Instructions for the task: Please write out the lines of the data exactly, beginning with the first and ending with the line containing "import plotly.graph_objects as go"; leave the pictures behind.

Information provided:
--- start ---
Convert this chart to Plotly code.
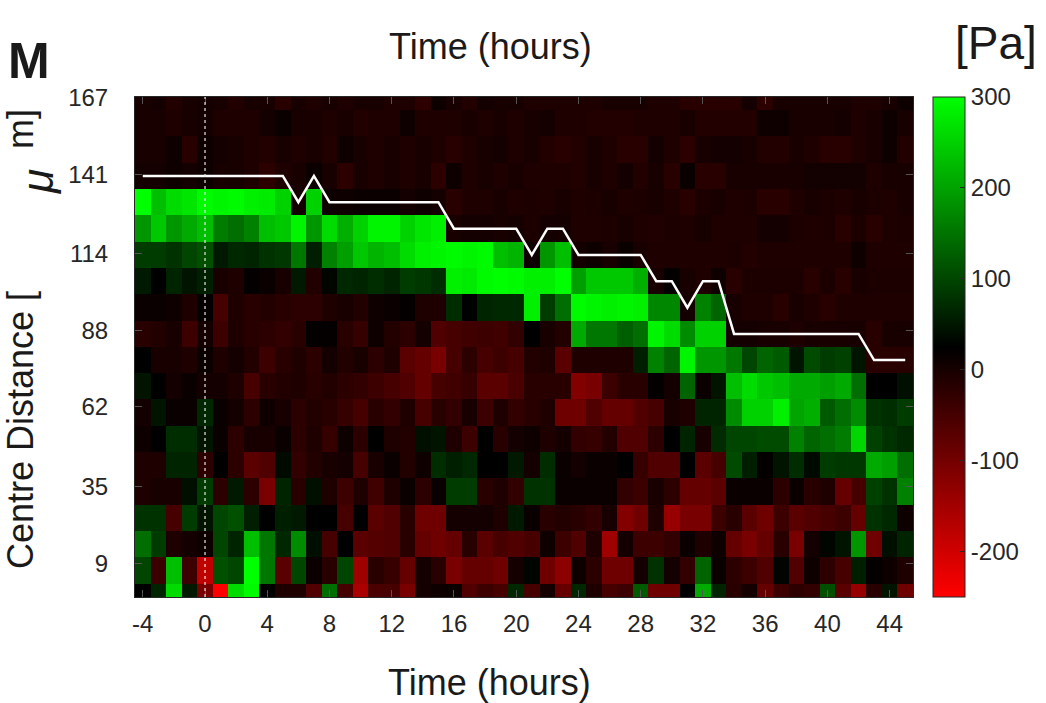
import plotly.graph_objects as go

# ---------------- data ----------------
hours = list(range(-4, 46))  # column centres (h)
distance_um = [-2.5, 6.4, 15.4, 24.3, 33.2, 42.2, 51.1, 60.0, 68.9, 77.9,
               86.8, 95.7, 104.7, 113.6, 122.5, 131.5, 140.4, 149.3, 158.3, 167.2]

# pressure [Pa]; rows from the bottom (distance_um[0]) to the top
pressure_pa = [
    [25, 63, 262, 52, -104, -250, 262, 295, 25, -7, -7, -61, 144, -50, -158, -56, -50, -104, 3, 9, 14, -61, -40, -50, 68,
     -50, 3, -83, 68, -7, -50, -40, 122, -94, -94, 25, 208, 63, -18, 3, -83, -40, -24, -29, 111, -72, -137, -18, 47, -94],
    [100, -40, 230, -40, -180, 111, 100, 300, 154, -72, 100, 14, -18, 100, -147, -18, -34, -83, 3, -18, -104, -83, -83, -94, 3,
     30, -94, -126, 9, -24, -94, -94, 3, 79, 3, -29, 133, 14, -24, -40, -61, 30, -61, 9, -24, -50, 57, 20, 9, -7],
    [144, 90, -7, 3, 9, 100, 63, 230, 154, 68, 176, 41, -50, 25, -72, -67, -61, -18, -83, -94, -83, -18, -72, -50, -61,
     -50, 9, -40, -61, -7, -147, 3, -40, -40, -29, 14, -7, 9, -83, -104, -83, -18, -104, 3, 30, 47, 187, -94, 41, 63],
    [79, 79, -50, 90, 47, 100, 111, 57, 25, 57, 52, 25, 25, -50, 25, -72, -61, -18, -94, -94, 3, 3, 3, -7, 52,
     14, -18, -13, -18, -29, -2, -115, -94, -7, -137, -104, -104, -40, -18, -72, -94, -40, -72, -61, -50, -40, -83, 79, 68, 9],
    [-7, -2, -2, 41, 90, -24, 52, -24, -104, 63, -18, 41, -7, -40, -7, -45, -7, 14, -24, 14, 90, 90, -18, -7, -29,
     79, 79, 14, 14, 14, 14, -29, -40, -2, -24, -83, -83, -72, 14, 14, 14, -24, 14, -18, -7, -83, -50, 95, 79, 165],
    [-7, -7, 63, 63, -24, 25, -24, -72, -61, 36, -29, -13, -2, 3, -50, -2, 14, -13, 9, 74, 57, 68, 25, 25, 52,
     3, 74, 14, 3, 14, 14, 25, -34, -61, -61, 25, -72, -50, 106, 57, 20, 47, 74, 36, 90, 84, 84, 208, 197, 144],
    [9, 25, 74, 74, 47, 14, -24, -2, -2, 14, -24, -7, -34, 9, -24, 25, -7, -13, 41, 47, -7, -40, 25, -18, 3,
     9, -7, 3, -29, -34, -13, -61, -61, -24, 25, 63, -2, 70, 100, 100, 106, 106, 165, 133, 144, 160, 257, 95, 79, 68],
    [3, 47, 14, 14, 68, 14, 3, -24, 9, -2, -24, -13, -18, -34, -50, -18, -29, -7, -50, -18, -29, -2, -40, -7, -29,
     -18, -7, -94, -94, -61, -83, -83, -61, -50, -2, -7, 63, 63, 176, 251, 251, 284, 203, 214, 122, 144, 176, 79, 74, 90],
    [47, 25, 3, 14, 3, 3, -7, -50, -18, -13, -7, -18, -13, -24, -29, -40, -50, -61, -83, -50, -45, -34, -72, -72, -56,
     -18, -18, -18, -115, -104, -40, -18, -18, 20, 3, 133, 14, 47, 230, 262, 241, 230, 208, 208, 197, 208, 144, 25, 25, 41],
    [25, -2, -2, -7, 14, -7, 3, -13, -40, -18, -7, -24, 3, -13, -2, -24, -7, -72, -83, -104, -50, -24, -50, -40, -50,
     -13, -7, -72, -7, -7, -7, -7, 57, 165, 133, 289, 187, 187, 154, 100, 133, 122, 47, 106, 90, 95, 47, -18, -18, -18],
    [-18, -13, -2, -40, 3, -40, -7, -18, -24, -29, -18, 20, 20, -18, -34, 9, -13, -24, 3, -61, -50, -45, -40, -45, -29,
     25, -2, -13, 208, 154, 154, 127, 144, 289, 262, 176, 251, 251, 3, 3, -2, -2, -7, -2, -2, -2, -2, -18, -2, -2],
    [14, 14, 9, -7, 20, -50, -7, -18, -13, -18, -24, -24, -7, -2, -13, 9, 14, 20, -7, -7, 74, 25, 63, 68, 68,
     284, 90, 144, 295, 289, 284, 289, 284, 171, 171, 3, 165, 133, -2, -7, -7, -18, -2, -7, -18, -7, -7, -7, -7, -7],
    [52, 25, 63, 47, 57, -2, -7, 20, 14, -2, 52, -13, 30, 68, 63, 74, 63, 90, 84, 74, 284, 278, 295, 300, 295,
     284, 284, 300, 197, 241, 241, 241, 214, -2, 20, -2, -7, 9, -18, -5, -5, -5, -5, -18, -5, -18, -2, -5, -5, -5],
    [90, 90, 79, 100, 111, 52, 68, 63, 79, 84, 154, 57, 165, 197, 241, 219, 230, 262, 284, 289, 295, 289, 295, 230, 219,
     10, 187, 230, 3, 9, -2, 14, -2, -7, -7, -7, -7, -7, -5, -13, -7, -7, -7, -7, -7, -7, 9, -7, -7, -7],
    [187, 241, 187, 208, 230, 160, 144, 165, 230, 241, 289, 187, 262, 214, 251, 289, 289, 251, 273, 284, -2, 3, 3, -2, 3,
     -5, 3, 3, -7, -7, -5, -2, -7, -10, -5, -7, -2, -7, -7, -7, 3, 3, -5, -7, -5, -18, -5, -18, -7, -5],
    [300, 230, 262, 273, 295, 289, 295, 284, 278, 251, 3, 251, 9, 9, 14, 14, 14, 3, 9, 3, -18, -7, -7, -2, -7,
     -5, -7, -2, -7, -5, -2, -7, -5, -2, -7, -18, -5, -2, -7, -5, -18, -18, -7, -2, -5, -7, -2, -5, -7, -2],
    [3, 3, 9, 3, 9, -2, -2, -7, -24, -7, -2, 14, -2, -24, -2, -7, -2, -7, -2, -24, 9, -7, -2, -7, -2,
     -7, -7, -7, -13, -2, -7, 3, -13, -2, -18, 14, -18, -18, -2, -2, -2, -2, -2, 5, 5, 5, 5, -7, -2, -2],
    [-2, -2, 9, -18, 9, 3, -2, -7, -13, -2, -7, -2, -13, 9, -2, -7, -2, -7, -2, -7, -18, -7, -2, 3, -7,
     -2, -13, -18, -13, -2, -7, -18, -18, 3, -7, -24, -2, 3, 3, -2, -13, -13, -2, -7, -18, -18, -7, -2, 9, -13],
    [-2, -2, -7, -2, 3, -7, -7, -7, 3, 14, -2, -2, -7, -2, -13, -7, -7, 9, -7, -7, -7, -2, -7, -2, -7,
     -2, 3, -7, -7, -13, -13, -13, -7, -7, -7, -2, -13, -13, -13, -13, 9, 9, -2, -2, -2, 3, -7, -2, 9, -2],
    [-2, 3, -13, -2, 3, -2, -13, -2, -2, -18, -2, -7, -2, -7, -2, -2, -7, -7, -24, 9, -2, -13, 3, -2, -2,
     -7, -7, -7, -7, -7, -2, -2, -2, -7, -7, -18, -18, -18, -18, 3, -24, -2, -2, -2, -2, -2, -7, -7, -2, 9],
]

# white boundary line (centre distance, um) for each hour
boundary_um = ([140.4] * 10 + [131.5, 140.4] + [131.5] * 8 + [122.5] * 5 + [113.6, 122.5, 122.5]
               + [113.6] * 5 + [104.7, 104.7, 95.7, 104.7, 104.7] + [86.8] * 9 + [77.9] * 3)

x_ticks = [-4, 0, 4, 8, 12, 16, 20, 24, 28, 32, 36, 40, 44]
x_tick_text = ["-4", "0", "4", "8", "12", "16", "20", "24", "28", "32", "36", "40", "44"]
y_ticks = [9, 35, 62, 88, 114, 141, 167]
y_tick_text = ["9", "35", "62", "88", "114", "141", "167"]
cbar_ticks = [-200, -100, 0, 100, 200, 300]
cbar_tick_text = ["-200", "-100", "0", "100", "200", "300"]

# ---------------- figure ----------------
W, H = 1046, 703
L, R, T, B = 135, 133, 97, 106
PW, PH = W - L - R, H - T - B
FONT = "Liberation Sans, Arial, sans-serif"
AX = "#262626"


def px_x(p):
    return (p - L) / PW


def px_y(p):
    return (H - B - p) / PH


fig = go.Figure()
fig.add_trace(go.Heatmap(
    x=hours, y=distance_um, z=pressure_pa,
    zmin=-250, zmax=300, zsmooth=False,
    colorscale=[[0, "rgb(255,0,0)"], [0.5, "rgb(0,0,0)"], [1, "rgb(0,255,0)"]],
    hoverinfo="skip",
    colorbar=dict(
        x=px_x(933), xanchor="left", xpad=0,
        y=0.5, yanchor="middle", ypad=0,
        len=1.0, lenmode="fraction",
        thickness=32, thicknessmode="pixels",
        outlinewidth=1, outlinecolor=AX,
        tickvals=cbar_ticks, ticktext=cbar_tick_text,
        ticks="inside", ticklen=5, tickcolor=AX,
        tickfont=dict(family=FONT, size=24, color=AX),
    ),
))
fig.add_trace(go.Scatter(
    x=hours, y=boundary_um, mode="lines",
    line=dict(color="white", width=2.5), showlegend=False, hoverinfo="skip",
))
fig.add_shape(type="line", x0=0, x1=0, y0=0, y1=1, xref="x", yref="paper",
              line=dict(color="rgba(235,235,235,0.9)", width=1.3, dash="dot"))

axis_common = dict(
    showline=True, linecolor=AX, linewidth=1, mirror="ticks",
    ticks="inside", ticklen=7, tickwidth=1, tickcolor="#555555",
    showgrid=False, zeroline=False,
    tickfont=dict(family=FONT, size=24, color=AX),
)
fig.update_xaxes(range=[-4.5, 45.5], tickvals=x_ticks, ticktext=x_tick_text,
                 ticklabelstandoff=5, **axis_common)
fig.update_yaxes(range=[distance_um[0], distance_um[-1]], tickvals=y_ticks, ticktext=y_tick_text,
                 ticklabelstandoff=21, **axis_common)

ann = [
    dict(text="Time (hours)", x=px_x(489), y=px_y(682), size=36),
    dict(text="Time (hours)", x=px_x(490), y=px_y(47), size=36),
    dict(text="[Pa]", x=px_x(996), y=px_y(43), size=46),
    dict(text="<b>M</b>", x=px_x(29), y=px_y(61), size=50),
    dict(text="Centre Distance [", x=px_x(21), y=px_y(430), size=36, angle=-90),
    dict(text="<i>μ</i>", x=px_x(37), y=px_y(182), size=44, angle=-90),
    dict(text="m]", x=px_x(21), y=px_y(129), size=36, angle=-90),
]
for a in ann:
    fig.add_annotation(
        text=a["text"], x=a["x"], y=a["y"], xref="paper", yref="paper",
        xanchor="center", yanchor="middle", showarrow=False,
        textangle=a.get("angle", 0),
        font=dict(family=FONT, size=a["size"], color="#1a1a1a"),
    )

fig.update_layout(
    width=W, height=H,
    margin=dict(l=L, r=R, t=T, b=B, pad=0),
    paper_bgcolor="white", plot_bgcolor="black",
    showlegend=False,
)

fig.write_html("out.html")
--- end ---
Result of this task:
Convert this chart to Plotly code.
import plotly.graph_objects as go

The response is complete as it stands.